None of those thoughts were rational, but fear rarely asks permission before it arrives.
I pulled my phone out slowly, almost like I was trying not to disturb it. I opened the camera and zoomed in, trying to turn uncertainty into information. The image on the screen was worse somehow. Closer. Sharper. More detailed in all the wrong ways.
The surface wasn’t smooth. It was textured. Segmented. Almost layered, like something built rather than grown.
My stomach tightened.
I took another step backward into the apartment, still looking at the screen.
I told myself to calm down. That it was probably harmless. That there was a logical explanation.
But logic was losing.
I took more photos. Different angles. Closer zoom. I tried to steady my hands, but they weren’t cooperating. My body had already decided this was something worth fearing, even if my mind hadn’t reached that conclusion yet.
I texted the photos to friends.
The replies came quickly.
“What is that??”
“Burn your balcony.”
“Absolutely not.”
“Bro CALL someone.”
None of that helped.
If anything, it made the situation worse, because now my fear wasn’t isolated anymore—it was being validated by other people who also didn’t know what they were looking at.
I started pacing inside the apartment, repeatedly returning to the doorway like I was checking on something dangerous that might change if I stopped watching it. I drank my coffee without tasting it. I stopped thinking about my day entirely. The entire world had shrunk down to a single pale shape on my balcony.
At some point, curiosity started fighting back against fear.
Not enough to calm me—but enough to make me want answers more than I wanted distance.
I began searching online.
I typed vague descriptions into the search bar, refining them over and over as if the right combination of words would unlock certainty.
“white soft bug balcony”
“pale worm outside concrete”
“segmented larva outdoor wall”
The results were a mix of insects, larvae, worms, and images that made me regret having eyes. Nothing matched exactly. Or maybe everything matched too loosely, which somehow made it worse.

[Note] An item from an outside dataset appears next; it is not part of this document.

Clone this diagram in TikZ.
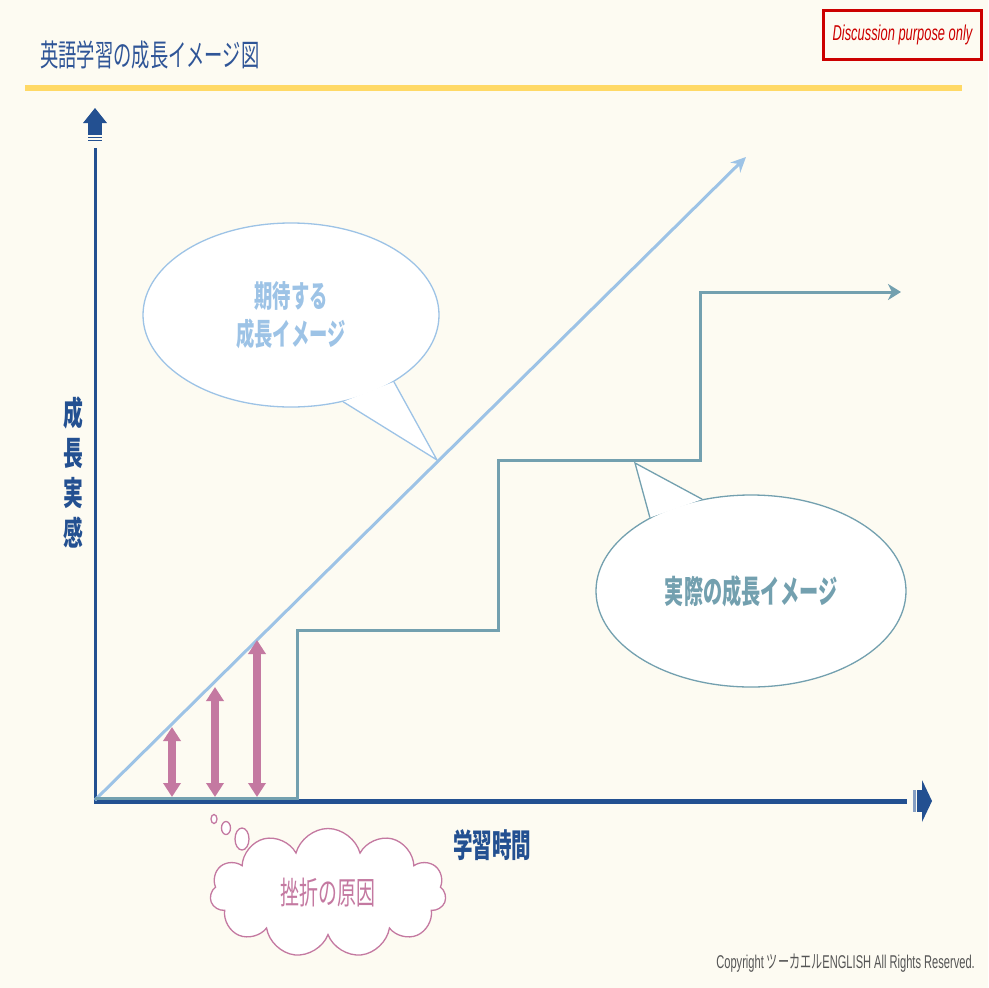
\documentclass[tikz,border=0pt]{standalone}
\usepackage{fontspec}
\usetikzlibrary{calc, shapes, arrows.meta}
\newfontfamily\jp{Noto Sans CJK JP}[FakeStretch=0.6]
\newfontfamily\lat{Liberation Sans}[FakeStretch=0.6]
\definecolor{paper}{RGB}{253,251,242}
\definecolor{axisblue}{RGB}{35,80,145}
\definecolor{titleblue}{RGB}{47,85,151}
\definecolor{hopeblue}{RGB}{157,195,230}
\definecolor{realteal}{RGB}{115,160,175}
\definecolor{failpink}{RGB}{196,121,161}
\definecolor{baryellow}{RGB}{255,217,102}
\definecolor{notered}{RGB}{204,0,0}
\definecolor{copygrey}{RGB}{85,85,85}

\begin{document}
\begin{tikzpicture}[x=1pt, y=-1pt]
\tikzset{BubbleStyle/.style = {ellipse, fill= white, line width= 1.3pt, inner sep= 0pt, align= center},
  PushStyle/.style = {failpink, line width= 8pt, {Triangle[length= 14pt, width= 17pt]}-{Triangle[length= 14pt, width= 17pt]}}
}
    \fill[paper] (0,0) rectangle (988,988);
    \useasboundingbox (0,0) rectangle (988,988);

    % Title and header line
    \node[anchor= west, inner sep= 0pt, text= titleblue, font= \jp\fontsize{30.5}{36}\selectfont] (title) at (40,55) {英語学習の成長イメージ図};
    \fill[baryellow] (25,85) rectangle (962,91);
    \node[draw= notered, line width= 3pt, minimum width= 158pt, minimum height= 49pt, text= notered, font= \lat\itshape\fontsize{21.5}{24}\selectfont] (note) at (902.5,35) {Discussion purpose only};

    % Draw axes
    \coordinate (origin) at (95,800);
    \coordinate (ytop) at (95,148);
    \coordinate (xend) at (907,801);
    \draw[axisblue, line width= 3pt] ($(origin)+(0,3)$) -- (ytop);
    \draw[axisblue, line width= 5pt] ($(origin)+(-1.5,1)$) -- (xend);
    \fill[axisblue] (83,123) -- (95,108) -- (107,123) -- cycle;
    \fill[axisblue] (88,122) rectangle (102,135);
    \foreach \yy in {136.5, 139.5} \fill[axisblue] (88,\yy) rectangle (102,\yy+1.5);
    \fill[axisblue] (922,780) -- (932,801) -- (922,822) -- cycle;
    \fill[axisblue] (916.5,790) rectangle (922.5,812);
    \fill[axisblue!55] (913,790) rectangle (916,812);

    % Expected growth and real growth
    \coordinate (hopeEnd) at (746,157);
    \draw[hopeblue, line width= 3pt, -{Stealth[length= 15pt, width= 14pt, inset= 5pt]}] (origin) -- (hopeEnd);
    \coordinate (s0) at (95,798);
    \coordinate (s1) at (297,630);
    \coordinate (s2) at (498,460);
    \coordinate (s3) at (700,292);
    \coordinate (realEnd) at (901,292);
    \draw[realteal, line width= 3pt, line join= miter, -{Stealth[length= 13pt, width= 16pt, inset= 4pt]}] (s0) -| (s1) -| (s2) -| (s3) -- (realEnd);

    % Speech bubbles
    \node[BubbleStyle, draw= hopeblue, minimum width= 296pt, minimum height= 184pt, text= hopeblue, font= \jp\bfseries\fontsize{30.5}{38}\selectfont] (hope) at (291,315) {期待する\\成長イメージ};
    \coordinate (hopeTip) at (437,460);
    \fill[white] (hope.-33) -- (hopeTip) -- (hope.-59) -- cycle;
    \draw[hopeblue, line width= 1.3pt, line join= miter] (hope.-33) -- (hopeTip) -- (hope.-59);

    \node[BubbleStyle, draw= realteal, minimum width= 310pt, minimum height= 192pt, text= realteal, font= \jp\bfseries\fontsize{32}{38}\selectfont] (real) at (751,591) {実際の成長イメージ};
    \coordinate (realTip) at (635,463);
    \fill[white] (real.118) -- (realTip) -- (real.144) -- cycle;
    \draw[realteal, line width= 1.3pt, line join= miter] (real.118) -- (realTip) -- (real.144);

    % Gap arrows
    \coordinate (g1b) at (172,797);
    \coordinate (g1t) at (172,727);
    \coordinate (g2b) at (215,797);
    \coordinate (g2t) at (215,687);
    \coordinate (g3b) at (257,797);
    \coordinate (g3t) at (257,640);
    \draw[PushStyle] (g1b) -- (g1t);
    \draw[PushStyle] (g2b) -- (g2t);
    \draw[PushStyle] (g3b) -- (g3t);

    % Thought cloud
    \draw[failpink, line width= 1.3pt, fill= white] (214,819) ellipse [x radius= 3, y radius= 4.5];
    \draw[failpink, line width= 1.3pt, fill= white] (226,828) ellipse [x radius= 4.5, y radius= 6.5];
    \draw[failpink, line width= 1.3pt, fill= white] (242,839) ellipse [x radius= 7, y radius= 11];
    \node[cloud, cloud puffs= 11, aspect= 1.8, draw= failpink, fill= white, line width= 1.3pt, minimum width= 236pt, minimum height= 129pt, text= failpink, font= \jp\fontsize{31.5}{38}\selectfont] (cloud) at (328,893) {挫折の原因};

    % Axis labels
    \node[text= axisblue, font= \jp\bfseries\fontsize{32.5}{38}\selectfont] (xlabel) at (492,845) {学習時間};
    \node[text= axisblue, align= center, font= \jp\bfseries\fontsize{33}{40}\selectfont] (ylabel) at (73,472) {成\\長\\実\\感};

    % Copyright
    \node[anchor= east, inner sep= 0pt, text= copygrey, font= \lat\fontsize{18.5}{20}\selectfont] (copy) at (975,963) {Copyright {\jp ツーカエル}ENGLISH All Rights Reserved.};
\end{tikzpicture}
\end{document}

Then, finally, I found an image that made me stop completely.
It wasn’t identical at first glance.
But something about it felt right in the worst possible way.
Beetle larva.
I stared at the screen.
Then looked back at my balcony.
Then back at the screen again.
The shape, the color, the texture—it all aligned in a way that made my previous fear suddenly feel both ridiculous and deeply human.
A beetle larva.
That was it.
Not a threat. Not an invasion. Not anything out of the ordinary.
Just life. Quiet, hidden life doing what it has always done, completely indifferent to my panic.

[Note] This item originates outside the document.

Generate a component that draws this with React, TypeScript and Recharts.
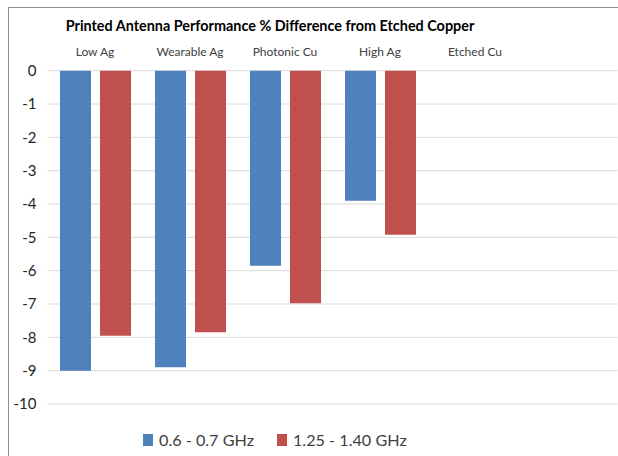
import React from "react";
import { BarChart, Bar, XAxis, YAxis, CartesianGrid, Legend } from "recharts";

const categories = ["Low Ag", "Wearable Ag", "Photonic Cu", "High Ag", "Etched Cu"];
const lowBand = [-9.0, -8.9, -5.85, -3.9, 0];
const highBand = [-7.95, -7.85, -6.98, -4.92, 0];
const yTicks = [0, -1, -2, -3, -4, -5, -6, -7, -8, -9, -10];
const seriesNames = ["0.6 - 0.7 GHz", "1.25 - 1.40 GHz"];
const seriesColors = ["#4F81BD", "#C0504D"];

const data = categories.map((c, i) => ({ name: c, low: lowBand[i], high: highBand[i] }));

const FONT = "Lato, 'Open Sans', sans-serif";

const LegendContent = () => (
  <div
    style={{
      height: 52,
      boxSizing: "border-box",
      paddingTop: 19,
      paddingLeft: 143,
      display: "flex",
      alignItems: "center",
      fontFamily: FONT,
      fontSize: 16.2,
      color: "#404040",
      lineHeight: "22px",
    }}
  >
    {seriesNames.map((n, i) => (
      <div key={n} style={{ display: "flex", alignItems: "center", marginRight: 23 }}>
        <div style={{ width: 10, height: 12, background: seriesColors[i], marginRight: 6 }} />
        <span>{n}</span>
      </div>
    ))}
  </div>
);

export default function App() {
  return (
    <div
      style={{
        position: "absolute",
        left: 0,
        top: 0,
        width: 618,
        height: 456,
        overflow: "hidden",
        background: "#fff",
      }}
    >
      <div
        style={{
          position: "absolute",
          left: 8,
          top: 7,
          width: 700,
          height: 600,
          borderLeft: "1px solid #8c8c8c",
          borderTop: "1px solid #8c8c8c",
        }}
      />
      <div
        style={{
          position: "absolute",
          left: 0,
          top: 15,
          width: 540,
          textAlign: "center",
          fontFamily: FONT,
          fontWeight: 700,
          fontSize: 14.4,
          color: "#000",
          lineHeight: "22px",
        }}
      >
        Printed Antenna Performance % Difference from Etched Copper
      </div>
      <div style={{ position: "absolute", left: 0, top: 0 }}>
        <BarChart
          width={620}
          height={456}
          data={data}
          margin={{ top: 40, right: 2.5, bottom: 0, left: 0 }}
          barCategoryGap={12.5}
          barGap={9}
        >
          <CartesianGrid vertical={false} stroke="#d9d9d9" strokeWidth={1} />
          <XAxis
            dataKey="name"
            orientation="top"
            height={30.7}
            axisLine={false}
            tickLine={false}
            tickSize={0}
            tickMargin={15}
            padding={{ left: 0, right: 95 }}
            interval={0}
            tick={{ fontSize: 12, fill: "#404040", fontFamily: FONT }}
          />
          <YAxis
            domain={[-10, 0]}
            ticks={yTicks}
            width={47.5}
            axisLine={false}
            tickLine={false}
            tickSize={0}
            tickMargin={11}
            interval={0}
            tick={{ fontSize: 15, fill: "#262626", fontFamily: FONT }}
          />
          <Legend verticalAlign="bottom" content={<LegendContent />} />
          <Bar dataKey="low" name={seriesNames[0]} fill={seriesColors[0]} isAnimationActive={false} />
          <Bar dataKey="high" name={seriesNames[1]} fill={seriesColors[1]} isAnimationActive={false} />
        </BarChart>
      </div>
    </div>
  );
}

The relief didn’t come slowly.
It hit instantly.
Like a switch flipping inside my body.
My shoulders dropped without me noticing they were raised. My breathing returned to normal. The tightness in my chest dissolved as quickly as it had arrived.
And then came embarrassment.
Because the same object that had felt terrifying moments ago now looked fragile. Small. Almost helpless.
I grabbed a piece of paper from inside and carefully approached the balcony again, this time without hesitation, just caution. I slid it underneath the larva and lifted it gently. It didn’t resist. It barely reacted at all.
I placed it into one of my plant pots and watched it disappear into the soil.
Where it actually belonged.
I stood there for a long time afterward.
Not because anything was still wrong.
But because I was thinking about how quickly my mind had built an entire disaster out of nothing more than uncertainty.
The fear hadn’t come from danger.
It had come from not knowing.
And once I understood what I was looking at, the fear didn’t need to be fought or defeated.
It simply disappeared.
Eventually, I went back inside and sat down with my now-cold coffee. The morning outside continued as if nothing had happened. Cars passed. People talked. The sun kept moving across the sky.
Everything was exactly the same as before.
But I wasn’t.
Because now I knew how easily peace could turn into panic—and how quickly panic could dissolve again the moment truth stepped in.